Wal-Mart Stores Inc. (NYSE: WMT) wants to sell you everything it possibly can. Need funeral arrangements? The world's largest retailer wants to help. $4 prescription drugs? It has you covered. In fact, it's hard to think of any product category that Wal-Mart does not seem at least a little covered with. For good reason, too: Wal-Mart has tapped out much of the short-term growth by virtue of it being almost everywhere in the U.S. and selling everything you can possibly think of.The problem is that its share price is a paperweight. It really hasn't moved in any meaningful way in years, although it flirts around the $50 mark quite regularly. WMT is dead money precisely because it can't generate the larger percentage revenue growth patterns any good $400 billion retailer should be able to. A 1% growth in sales for a company that size is $4 billion per year. Sounds impressive! But, apparently the market thinks not.

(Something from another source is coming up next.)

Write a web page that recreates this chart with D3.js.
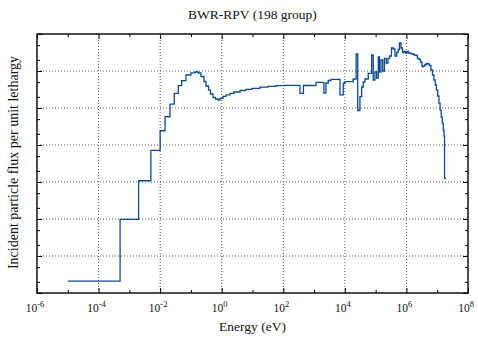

So, is Wal-Mart's growth now just a matter of maintenance rather than strategy? In terms of international sales, definitely not. Wal-Mart is trying to make up for a saturated U.S. market by entering (conquering) foreign markets, but that takes time -- plenty of time -- to do correctly. Can Wal-Mart really use price wars across a varied range of industries to try and take the market share it doesn't already own?
Expect just that this holiday season. Brad Flickinger of Strategic Resources Group says the retailer's latest strategy "will be the catalyst to wipe out a second round of national and regional retailers. In other words, Wal-Mart's corner offices are under siege from institutional investors to get the stock price up, which almost seems impossible in the short term. Just how does one get excited about the world's largest retailer's plans for future growth? Wal-Mart's executive team has a long road ahead, even if they are kings of the hill for now.